At Issue: No Easy Sell
The movement to create new cities may be on the wane in Georgia.
Since 2005, 10 new cities have been chartered in Metro Atlanta. The first was the city of Sandy Springs that year, followed the next year by Johns Creek, Milton and Chattahoochee Hills – all in Fulton County. Then DeKalb and Gwinnett counties got into the act: from 2008 to 2015, Dunwoody, Peachtree Corners, Brookhaven and Tucker became independent cities. Stonecrest and South Fulton were formed in 2016 and 2017, respectively.
Residents of Sandy Springs had wanted to form their own city independent of Fulton County for years but had been thwarted by the state legislature, which must approve any acts of incorporation. At the time, it was largely a partisan issue. Fulton County leaders and state legislators, most of them Democrats, would not allow Sandy Springs neighborhoods to vote on cityhood.
That changed when Republicans became the majority party in the Georgia General Assembly in 2004. The Republican leadership was more open to the argument that Sandy Springs residents had been making, namely that they paid large amounts of tax revenue to the county without much in return.
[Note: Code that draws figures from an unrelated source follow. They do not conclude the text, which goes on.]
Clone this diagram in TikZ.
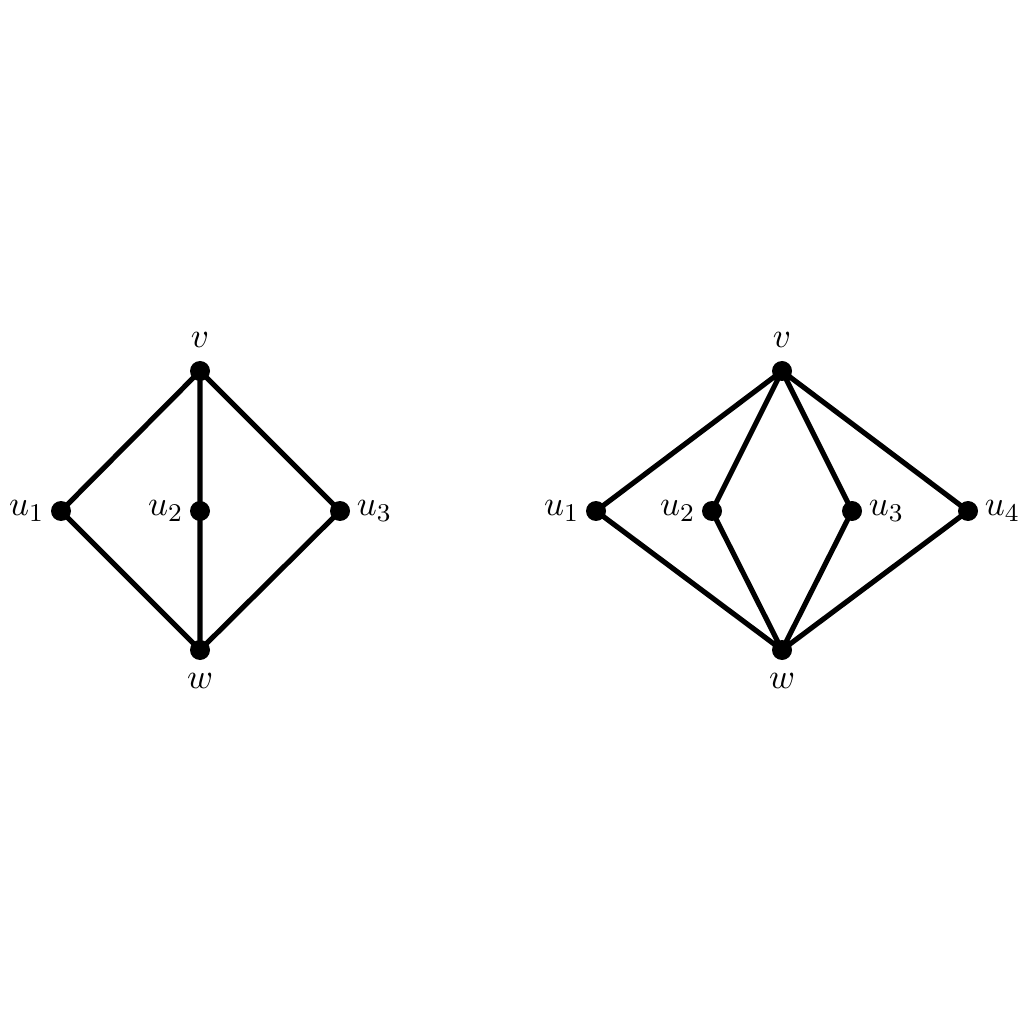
\documentclass[tikz,border=0pt]{standalone}
\begin{document}
\begin{tikzpicture}[x=0.011cm,y=-0.011cm,
  vtx/.style={circle,fill=black,inner sep=0pt,minimum size=0.22cm},
  edge/.style={line width=1.6pt},
  lbl/.style={font=\fontsize{11.2}{13}\selectfont}]
\useasboundingbox (0,0) rectangle (1024,1024);
% left graph
\coordinate (av) at (200,371);
\coordinate (au1) at (61,511);
\coordinate (au2) at (200,511);
\coordinate (au3) at (340,511);
\coordinate (aw) at (200,650);
\draw[edge] (av) -- (au1) -- (aw) -- (au3) -- (av) -- (au2) -- (aw);
\node[vtx] (avd) at (av) {};
\node[vtx] (au1d) at (au1) {};
\node[vtx] (au2d) at (au2) {};
\node[vtx] (au3d) at (au3) {};
\node[vtx] (awd) at (aw) {};
\node[lbl,above=0.13cm] (avl) at (av) {$v$};
\node[lbl,below=0.13cm] (awl) at (aw) {$w$};
\node[lbl,left=0.06cm] (au1l) at (au1) {$u_1$};
\node[lbl,left=0.06cm] (au2l) at (au2) {$u_2$};
\node[lbl,right=0.06cm] (au3l) at (au3) {$u_3$};
% right graph
\coordinate (bv) at (782,371);
\coordinate (bu1) at (596,511);
\coordinate (bu2) at (712,511);
\coordinate (bu3) at (852,511);
\coordinate (bu4) at (968,511);
\coordinate (bw) at (782,650);
\draw[edge] (bv) -- (bu1) -- (bw) -- (bu4) -- (bv) -- (bu2) -- (bw) -- (bu3) -- (bv);
\node[vtx] (bvd) at (bv) {};
\node[vtx] (bu1d) at (bu1) {};
\node[vtx] (bu2d) at (bu2) {};
\node[vtx] (bu3d) at (bu3) {};
\node[vtx] (bu4d) at (bu4) {};
\node[vtx] (bwd) at (bw) {};
\node[lbl,above=0.13cm] (bvl) at (bv) {$v$};
\node[lbl,below=0.13cm] (bwl) at (bw) {$w$};
\node[lbl,left=0.06cm] (bu1l) at (bu1) {$u_1$};
\node[lbl,left=0.06cm] (bu2l) at (bu2) {$u_2$};
\node[lbl,right=0.06cm] (bu3l) at (bu3) {$u_3$};
\node[lbl,right=0.06cm] (bu4l) at (bu4) {$u_4$};
\end{tikzpicture}
\end{document}
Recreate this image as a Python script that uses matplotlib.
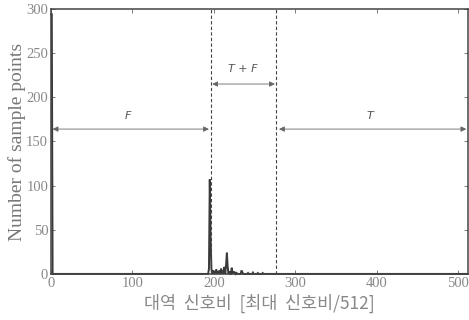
import numpy as np
import matplotlib
matplotlib.use("Agg")
import matplotlib.pyplot as plt

# histogram data (non-zero bins)
bins = [0, 1, 194, 195, 196, 197, 199, 201, 203, 205, 207, 209, 211, 213, 215, 216, 217, 219, 222, 224, 226, 228, 234, 235, 242, 248, 254, 260]
counts = [294, 294, 6, 107, 40, 6, 4, 3, 5, 3, 4, 6, 4, 8, 10, 24, 8, 3, 7, 3, 2, 1, 4, 2, 1, 1.5, 1, 1]

boundaries = [196, 276]
xticks = [0, 100, 200, 300, 400, 500]
yticks = [0, 50, 100, 150, 200, 250, 300]
region_labels = ["F", "T + F", "T"]
xlabel = "대역  신호비  [최대  신호비/512]"
ylabel = "Number of sample points"

full = np.zeros(512)
for b, c in zip(bins, counts):
    full[b] = c

fig = plt.figure(figsize=(4.69, 3.2), dpi=100)
ax = fig.add_axes([0.1087, 0.144, 0.889, 0.828])

ax.plot(np.arange(512), full, color="#3a3a3a", lw=1.4, solid_joinstyle="miter", clip_on=False)
ax.set_xlim(0, 512)
ax.set_ylim(0, 300)

for b in boundaries:
    ax.plot([b, b], [0, 300], color="#444444", lw=0.8, ls=(0, (3, 2)))

arrow_kw = dict(arrowstyle="<|-|>", color="#666666", lw=0.6, mutation_scale=8, shrinkA=0, shrinkB=0)
ax.annotate("", xy=(2, 164), xytext=(boundaries[0] - 2, 164), arrowprops=arrow_kw)
ax.annotate("", xy=(boundaries[0] + 2, 215), xytext=(boundaries[1] - 1, 215), arrowprops=arrow_kw)
ax.annotate("", xy=(boundaries[1] + 4, 164), xytext=(510, 164), arrowprops=arrow_kw)

tkw = dict(color="#555555", fontsize=8, style="italic", ha="center", va="center", family="DejaVu Sans")
ax.text(95, 179, region_labels[0], **tkw)
ax.text(236, 232, region_labels[1], **tkw)
ax.text(392, 179, region_labels[2], **tkw)

ax.set_xticks(xticks)
ax.set_yticks(yticks)
ax.tick_params(direction="in", top=True, right=True, length=3, width=0.6, color="#666666",
               labelsize=10.5, labelcolor="#888888", pad=2)
for lab in ax.get_xticklabels() + ax.get_yticklabels():
    lab.set_family("Liberation Serif")

for s in ax.spines.values():
    s.set_color("#444444")
    s.set_linewidth(1.1)

ax.set_ylabel(ylabel, family="Liberation Serif", fontsize=14, color="#777777", labelpad=0)
ax.set_xlabel(xlabel, family=["Noto Sans CJK KR", "DejaVu Sans"], fontsize=12.5, color="#888888",
              labelpad=3, fontweight="light")

fig.savefig("out.png", dpi=100)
They wanted more control of how taxes were spent and more say in zoning and other economic issues. So the legislature amended incorporation requirements, making it easier for localities to become cities.
With the success of Sandy Springs, the barn door was open. New municipalities have formed since then at what seems like the drop of a hat.
And it’s much less of a partisan issue now than it was then. Though early trailblazers like Sandy Springs and Dunwoody are in largely Republican areas, the more recent new cities of Stonecrest and South Fulton are in Democratic strongholds.
There have been some losses along the way. The Georgia legislature has actually passed 15 bills since 2005 allowing local areas to vote to incorporate. But some of those votes resulted in defeat, including LaVista Hills in DeKalb County, Sharon Springs in Forsyth County and Eagles Landing in Henry County. And although the cityhood movement is primarily a Metro Atlanta phenomenon, a proposed new city of Skidaway in Chatham County went down to thundering defeat in March of this year.
So for those keeping score, since 2017, cityhood movements are a collective 0 for 3. Add in the LaVista Hills loss in 2015, and that’s four losses in the last four years. It looks as though the appeal of chartering new cities in congested and over-taxed Metro Atlanta is losing steam.
Now comes two new proposals for cities: East Cobb, a Republican stronghold, and Greenhaven in south DeKalb County, a largely African-American neighborhood that is overwhelmingly Democrat. Both face pretty steep odds for ironically similar reasons. It’s tough to make a convincing economic argument in both cases.
Sandy Springs, Brookhaven and Stonecrest, for example, were relatively easy arguments to make. In each case there was a clear payoff for local residents, as taxes went directly to city services such as police, fire and utilities. It’s not as cut and dried for East Cobb or for Greenhaven.
The odds are slightly better for East Cobb. That community has the economic resources to produce a tax base to support city services and can maintain steady commercial development and economic growth. And yet, that is also the case against establishing a new city in what is now unincorporated Cobb County.
Is there truly a need? It is already a high-income and highly influential area. Will a city government make life better for residents? Or will it simply introduce a new layer of government that has to be cared for and fed?
Residents of would-be Greenhaven in south DeKalb County face a different challenge. The area lacks the high-income, commercial development prospects that some newer cities in Metro Atlanta were able to take advantage of. Many residents fear a new city government would be in constant need of more revenue, putting pressure on an already economically stressed area. Opinion is sharply divided, and political support for cityhood is weak.
These two examples illustrate the changed environment that residents face in establishing a new city in Metro Atlanta. As more new cities form, economic resources become further squeezed in the unincorporated areas of a county, which is happening in DeKalb, and it could happen in Cobb. In addition, some areas are faced with the prospect of fully supporting a city government when there are significant questions about future economic development bringing in the necessary resources.
It could be that the cityhood movement in Metro Atlanta is at a natural saturation point in which the benefits, evident a decade ago, are no longer an easy sell.